In the past year, China has altered its monetary stance from "moderate" to "prudent", and has tightened lending controls on commercial banks to soak up excess liquidity and curb rising inflation. However, the demands of businesses will result in rising capital inflows, according to Li.
Short-term capital inflows have accelerated since the third quarter of last year, arousing widespread concern about their negative effect on the world's second-largest economy.
In the first quarter of 2011, the nation's foreign exchange reserves increased by $197 billion to more than $3 trillion for the first time, a rise of 24 percent from the previous year. Meanwhile, the country's trade deficit was $1.02 billion over the same period, the first quarterly trade deficit in seven years.
Some analysts are concerned that surging capital inflows, partly accelerated by the loose monetary stance of the United States, will trigger greater speculation in the real estate sector and the already volatile stock market.
Liu Mingkang, China's top banking regulator and a member of the central bank's monetary policy committee, said earlier that rising speculative capital inflows will make it more difficult to curb inflation.
The consumer price index surged to 5.4 percent in March, a 32-month high, rising from 4.9 percent in February, according to data from the National Bureau of Statistics.
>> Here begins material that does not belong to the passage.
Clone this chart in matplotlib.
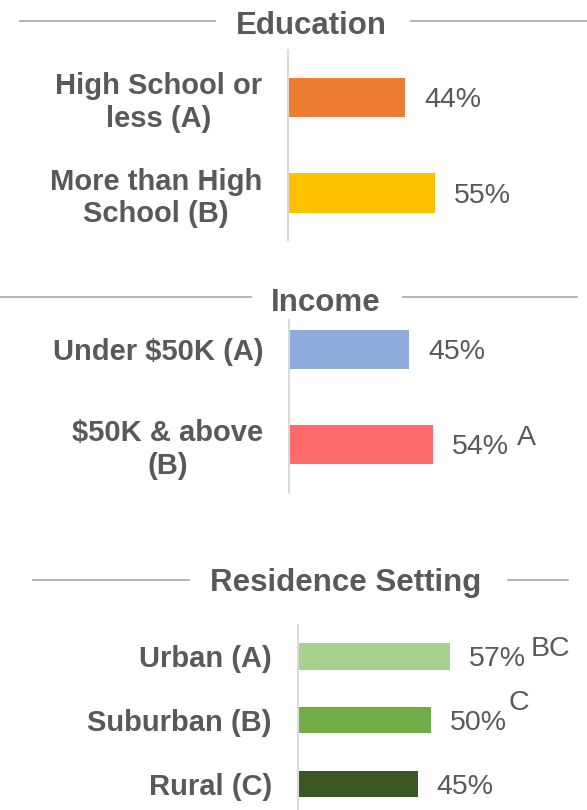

The country has set an inflation target of 4 percent for 2011.
The government has announced that it will promote the convertibility of the currency under the capital account in the next five years, but the opening up of the account is expected to attract more speculative capital inflows.
Li said that at present more than 75 percent of China's capital account has varying degrees of convertibility, and that the actual amount is greater than official estimates, if informal channels such as overseas property purchases and emigration are added into the calculation.
"However, in terms of a totally converted scale, the situation in China still lags behind the demand of market players," he said, adding that no consensus has been reached among researchers as to how to promote a substantial opening-up.
Reducing government intervention in the capital account is a must if China wants to float the yuan in the global market and make it an international reserve currency, said Yu Yongding, a former adviser to the Chinese central bank.
Li Bo, the director at the central bank's monetary policy department, said on Tuesday that China will encourage the use of the yuan under the capital account, by allowing overseas companies to use the currency to invest directly in China on a trial basis.
The nation will also help foreign central and commercial banks to use the currency to buy and sell in the domestic interbank bond market.